In July, Madhav Godbole, who quit as Union home secretary after the demolition of the 16th century mosque, called Rajiv Gandhi the "second most prominent kar sevak" in the Ayodhya dispute. "Rajiv Gandhi remained focused on pleasing the fundamentalists among the Muslims and the Hindus; the Muslims by getting the Muslim Women's Divorce Act enacted, and later, the Hindus, by getting the locks of the 'temple in the mosque' in Ayodhya opened, permitting shilanyas (foundation stone-laying) of the new temple, and even starting the Congress party's Lok Sabha election campaign from Ayodhya to usher in Ram Rajya," his book The Babri Masjid Ram Mandir Dilemma: An Acid Test for India's Constitution was excerpted by the IANS.
"I would unhesitatingly call Rajiv Gandhi the second most prominent kar sevak, after Nayar, the district magistrate of Faizabad, who encouraged the clandestine placement of the Ram Lalla idol in the Babri Masjid on December 22, 1949."
The issue was further brought into spotlight when AIMIM chief Asaduddin Owaisi, ahead of the Supreme Court verdict, in November, backed the reported claim of Godbole. "There is truth in what Madhav Godbole saab has said. He said correctly that the then Prime Minister Rajiv Gandhi got the locks of the Babri Masjid opened.
"It is a historical fact. It is also a historical fact that the matter of opening the locks had nothing to do with the Shah Bano case," Owaisi told reporters
What Godbole had reportedly said about Rajiv Gandhi was correct, he said.
Attacking the Congress, he said the party was in power when the locks were opened and P V Narasimha Rao of Congress was Prime Minister when the disputed structure was demolished.
"Congress was equally a partner in this fault," he said.
This issue has been raked up on multiple occasions before. Former president Pranab Mukherjee, in his memoir The Turbulent Years: 1980-96, called the incident an “error of judgement" by prime minister Rajiv Gandhi and the demolition of Babri Masjid an act of “absolute perfidy" that destroyed India’s image.
“The opening of the Ram Janmabhoomi temple site on 1 February 1986 was perhaps another error of judgement. People felt these actions could have been avoided," the president has written in the book titled The Turbulent Years: 1980-96, released by vice-president Hamid Ansari.

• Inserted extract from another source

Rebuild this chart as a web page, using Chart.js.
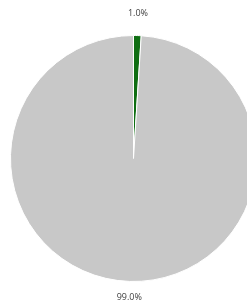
<!DOCTYPE html>
<html>
<head>
<meta charset="utf-8">
<script src="https://cdn.jsdelivr.net/npm/chart.js@4/dist/chart.umd.min.js"></script>
<style>
  html, body { margin: 0; padding: 0; background: #fff; overflow: hidden; }
  #wrap { position: relative; width: 267px; height: 306px; }
</style>
</head>
<body>
<div id="wrap"><canvas id="pie"></canvas></div>
<script>
const categories = ['Yes', 'No'];
const values = [1.0, 99.0];
const sliceColors = ['#0f6e12', '#c8c8c8'];

// outside-end percentage labels
const pctLabels = {
  id: 'pctLabels',
  afterDatasetsDraw(chart) {
    const ctx = chart.ctx;
    const total = values.reduce((a, b) => a + b, 0);
    const arcs = chart.getDatasetMeta(0).data;
    ctx.save();
    ctx.font = '9px "Open Sans", sans-serif';
    ctx.fillStyle = '#404040';
    ctx.textAlign = 'center';
    arcs.forEach((arc, i) => {
      const mid = (arc.startAngle + arc.endAngle) / 2;
      const above = Math.sin(mid) < 0;
      const r = arc.outerRadius + (above ? 18 : 12);
      const x = arc.x + Math.cos(mid) * r;
      const y = arc.y + Math.sin(mid) * r;
      ctx.textBaseline = above ? 'bottom' : 'top';
      ctx.fillText((values[i] / total * 100).toFixed(1) + '%', x, y);
    });
    ctx.restore();
  }
};

new Chart(document.getElementById('pie'), {
  type: 'pie',
  data: {
    labels: categories,
    datasets: [{
      data: values,
      backgroundColor: sliceColors,
      borderColor: '#ffffff',
      borderWidth: 1
    }]
  },
  options: {
    responsive: true,
    maintainAspectRatio: false,
    animation: false,
    layout: { padding: { left: 10, top: 35, right: 10, bottom: 24 } },
    plugins: {
      legend: { display: false },
      tooltip: { enabled: false }
    }
  },
  plugins: [pctLabels]
});
</script>
</body>
</html>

“The demolition of Babri Masjid was an act of absolute perfidy... it was the senseless, wanton destruction of a religious structure, purely to serve political ends. It deeply wounded the sentiments of the Muslim community in India and abroad. It destroyed India’s image as a tolerant, pluralistic nation," he says.

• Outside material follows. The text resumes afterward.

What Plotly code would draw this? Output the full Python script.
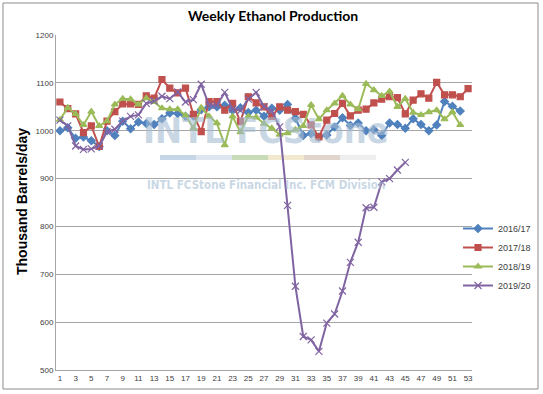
import plotly.graph_objects as go

weeks = list(range(1, 54))
tick_weeks = list(range(1, 54, 2))

s1617 = [1000, 1006, 984, 987, 979, 967, 1000, 990, 1020, 1004, 1018, 1015, 1013, 1025, 1037, 1036, 1030, 1031, 1044,
         1050, 1050, 1053, 1043, 1048, 1038, 1043, 1030, 1047, 1043, 1055, 1026, 990, 994, 987, 991, 1008, 1027, 1011,
         1016, 1000, 1002, 990, 1016, 1013, 1005, 1025, 1013, 1000, 1012, 1061, 1051, 1041]
s1718 = [1060, 1046, 1035, 996, 1010, 967, 1020, 1040, 1056, 1056, 1055, 1073, 1068, 1107, 1089, 1079, 1089, 1034,
         998, 1061, 1061, 1043, 1057, 1019, 1071, 1058, 1050, 1030, 1050, 1043, 1040, 1034, 1012, 987, 1022, 1036,
         1057, 1031, 1043, 1045, 1058, 1066, 1071, 1069, 1035, 1064, 1077, 1068, 1101, 1075, 1075, 1071, 1088]
s1819 = [1023, 1048, 1035, 1012, 1040, 1010, 1020, 1055, 1067, 1066, 1055, 1068, 1060, 1047, 1045, 1045, 1032, 1005,
         1048, 1030, 1016, 970, 1030, 997, 1030, 1028, 1015, 1005, 992, 995, 1002, 1010, 1054, 1024, 1043, 1057,
         1073, 1055, 1045, 1098, 1085, 1073, 1082, 1050, 1067, 1038, 1033, 1039, 1043, 1024, 1039, 1012]
s1920 = [1022, 1010, 968, 961, 962, 968, 998, 1003, 1020, 1030, 1033, 1057, 1062, 1072, 1067, 1081, 1060, 1065,
         1097, 1053, 1053, 1080, 1045, 1042, 1066, 1080, 1050, 1041, 1008, 844, 675, 570, 563, 539, 598, 617, 665,
         725, 767, 839, 840, 893, 900, 918, 934]

series = [
    ("2016/17", s1617, "#4F81BD", "diamond", 6),
    ("2017/18", s1718, "#C0504D", "square", 6),
    ("2018/19", s1819, "#9BBB59", "triangle-up", 6),
    ("2019/20", s1920, "#8064A2", "x-thin-open", 7),
]

fig = go.Figure()
for name, vals, col, sym, sz in series:
    fig.add_trace(go.Scatter(
        x=weeks[:len(vals)], y=vals, name=name, mode="lines+markers",
        line=dict(color=col, width=2),
        marker=dict(symbol=sym, size=sz, color=col, line=dict(color=col, width=1.2)),
    ))

W, H = 543, 394
L, R, T, B = 56, 472, 35, 370
pw, ph = R - L, B - T

def px(x):
    return (x - L) / pw

def py(y):
    return (B - y) / ph

shapes = [
    dict(type="rect", xref="paper", yref="paper", x0=px(3), x1=px(538), y0=py(389), y1=py(3),
         line=dict(color="#8c8c8c", width=1), layer="below"),
]
bar_cols = ["#c6d6e6", "#dde6ef", "#c9dcb8", "#f1ead0", "#e2d5cc", "#eeeeee"]
bx = [160, 196, 232, 268, 304, 340, 376]
for i, c in enumerate(bar_cols):
    shapes.append(dict(type="rect", xref="paper", yref="paper", x0=px(bx[i]), x1=px(bx[i + 1]),
                       y0=py(160), y1=py(155), fillcolor=c, line=dict(width=0), layer="below"))

wm = "rgba(165,188,210,0.6)"
annotations = [
    dict(text="<b>Weekly Ethanol Production</b>", xref="paper", yref="paper", x=px(273), y=py(16),
         showarrow=False, font=dict(family="Lato", size=14, color="#000000"), xanchor="center", yanchor="middle"),
    dict(text="<b>Thousand Barrels/day</b>", xref="paper", yref="paper", x=px(22), y=py(202),
         showarrow=False, textangle=-90, font=dict(family="Liberation Sans", size=14, color="#000000"),
         xanchor="center", yanchor="middle"),
    dict(text="<b>INTL FCStone</b>", xref="paper", yref="paper", x=px(266), y=py(130), showarrow=False,
         font=dict(family="Liberation Sans Narrow, DejaVu Sans Condensed", size=36, color=wm),
         xanchor="center", yanchor="middle"),
    dict(text="<b>INTL FCStone Financial Inc. FCM Division</b>", xref="paper", yref="paper", x=px(266), y=py(185),
         showarrow=False, font=dict(family="Liberation Sans Narrow, DejaVu Sans Condensed", size=11.5, color=wm),
         xanchor="center", yanchor="middle"),
]

fig.update_layout(
    width=W, height=H,
    margin=dict(l=L, r=W - R, t=T, b=H - B, autoexpand=False),
    paper_bgcolor="white", plot_bgcolor="white",
    showlegend=True,
    legend=dict(x=px(458), y=py(214), xanchor="left", yanchor="top",
                font=dict(family="Liberation Sans", size=9, color="#404040"),
                bgcolor="rgba(0,0,0,0)", itemwidth=30, tracegroupgap=0),
    shapes=shapes,
    annotations=annotations,
    font=dict(family="Liberation Sans"),
)
fig.update_xaxes(range=[0.5, 53.5], tickmode="array", tickvals=tick_weeks,
                 ticktext=[str(v) for v in tick_weeks], showgrid=False, zeroline=False,
                 showline=True, linecolor="#a6a6a6", linewidth=1, ticks="",
                 tickfont=dict(size=8, color="#404040"))
fig.update_yaxes(range=[500, 1200], tickvals=[500, 600, 700, 800, 900, 1000, 1100, 1200],
                 showgrid=True, gridcolor="#a6a6a6", gridwidth=1, zeroline=False,
                 showline=True, linecolor="#a6a6a6", linewidth=1, ticks="",
                 tickfont=dict(size=8, color="#404040"))

fig.write_html("out.html", config={"displayModeBar": False},
               post_script="document.body.style.margin='0';")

Recalling the Shah Bano case, the former president said Rajiv Gandhi’s action eroded his image of a modern man. “Rajiv’s actions on the Shah Bano judgement and the Muslim Women (Protection of Rights on Divorce) Bill drew criticism and eroded his modern image," the president said.

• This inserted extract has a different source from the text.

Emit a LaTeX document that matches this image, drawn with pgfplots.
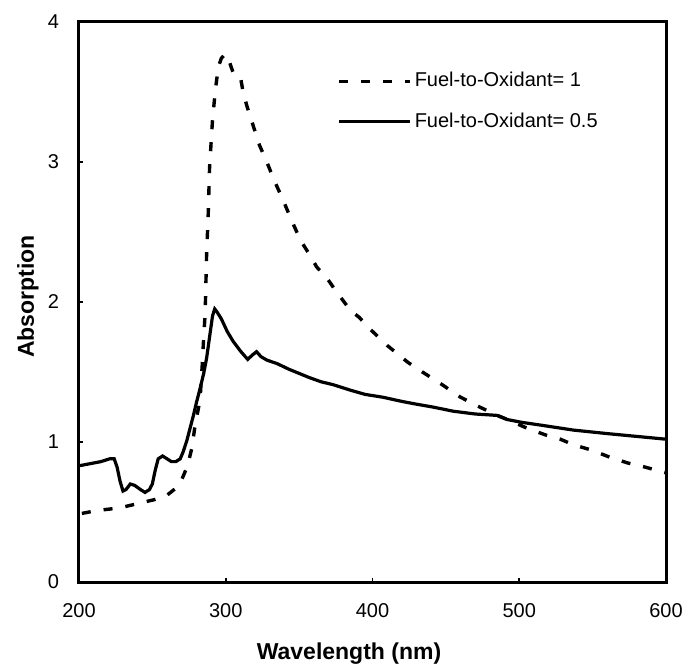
\documentclass[border=0pt]{standalone}
\usepackage{fontspec}
\setmainfont{Liberation Sans}
\usepackage{pgfplots}
\pgfplotsset{compat=1.18}

\begin{document}
\begin{tikzpicture}
  \begin{axis}[
      scale only axis,
      width=293.5pt, height=280pt,
      xmin=200, xmax=600, ymin=0, ymax=4,
      xtick={200,300,400,500,600}, ytick={0,1,2,3,4},
      xtick pos=bottom, ytick pos=left,
      tick align=inside, major tick length=2pt,
      axis line style={line width=1.5pt},
      every tick/.style={black, line width=0.8pt},
      /pgf/number format/assume math mode=true,
      tick label style={font=\fontsize{10}{12}\selectfont},
      yticklabel style={xshift=-6.5pt},
      xticklabel style={yshift=-7pt},
      xlabel={Wavelength (nm)}, ylabel={Absorption},
      label style={font=\fontsize{11.5}{13}\selectfont\bfseries},
      xlabel style={at={(axis description cs:0.46,-0.127)}, anchor=center},
      ylabel style={at={(axis description cs:-0.087,0.51)}, anchor=center},
      clip=false,
      legend cell align=left,
      legend image code/.code={\draw[#1] (0pt,0pt) -- (35.5pt,0pt);},
      legend style={draw=none, fill=none, font=\fontsize{10}{12}\selectfont,
        at={(axis cs:375.8,3.432)}, anchor=west, row sep=8.5pt,
        inner sep=0pt, nodes={inner sep=1.5pt}},
    ]
    \addplot[black, line width=1.7pt, dash pattern=on 4.5pt off 6.5pt] coordinates {
      (202,0.49) (212,0.51) (220,0.52) (228,0.53) (236,0.55) (244,0.57)
      (252,0.59) (260,0.62) (266,0.67) (270,0.73) (274,0.83) (277,0.96)
      (279,1.11) (281,1.22) (282.5,1.30) (284,1.55) (285,1.75) (286,1.92)
      (287,2.35) (288,2.6) (289,2.96) (291,3.3) (293,3.52) (295,3.68)
      (297,3.74) (299.5,3.77) (301,3.76) (303,3.70) (305,3.64) (308,3.63)
      (310,3.61) (312,3.49) (315,3.38) (319,3.25) (323,3.12) (328,3.0)
      (333,2.87) (339,2.73) (345,2.58) (351,2.44) (357,2.34) (362,2.25)
      (369,2.17) (375,2.08) (380,2.01) (385,1.94) (391,1.89) (397,1.82)
      (403,1.76) (410,1.69) (417,1.63) (424,1.57) (434,1.50) (446,1.42)
      (460,1.32) (473,1.25) (485,1.19) (492,1.16) (505,1.10) (518,1.05)
      (528,1.02) (537,0.98) (550,0.94) (562,0.89) (574,0.85) (586,0.82)
      (600,0.78)};
    \addlegendentry{Fuel-to-Oxidant= 1}
    \addplot[black, line width=1.6pt] coordinates {
      (200,0.83) (205,0.84) (210,0.85) (215,0.86) (221,0.88) (224,0.88)
      (226,0.82) (228,0.72) (230,0.65) (232,0.66) (235,0.70) (238,0.69)
      (242,0.66) (245,0.64) (248,0.66) (250,0.70) (252,0.80) (254,0.88)
      (257,0.90) (260,0.88) (263,0.86) (266,0.86) (269,0.88) (271,0.93)
      (273.5,1.01) (276,1.11) (278,1.19) (280,1.28) (282,1.36) (285,1.49)
      (287,1.60) (289,1.75) (291,1.90) (292.5,1.95) (294,1.93) (297,1.88)
      (301,1.79) (305,1.72) (310,1.65) (315,1.59) (318,1.62) (321,1.645)
      (324,1.61) (328,1.585) (335,1.56) (343,1.52) (350,1.49) (357,1.46)
      (365,1.43) (373,1.41) (385,1.37) (395,1.34) (407,1.32) (420,1.29)
      (430,1.27) (441,1.25) (455,1.22) (470,1.20) (485,1.19) (492,1.16)
      (502,1.14) (515,1.12) (537,1.085) (560,1.06) (580,1.04) (600,1.02)};
    \addlegendentry{Fuel-to-Oxidant= 0.5}
    \path (axis cs:146.2,-0.557) rectangle (axis cs:621.8,4.157);
  \end{axis}
\end{tikzpicture}
\end{document}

Former Madhya Pradesh chief minister and Congress veteran Digvijay Singh disagreed with Mukherjee. "The opening of the gate was not done by Rajiv Gandhi. It was a decision of the court. Laying the foundation stone (shilanyas at a temple site) may be an error of judgement (by Rajiv Gandhi). Decision to open the gate was not that of Mr Rajiv Gandhi," he told PTI in an interview.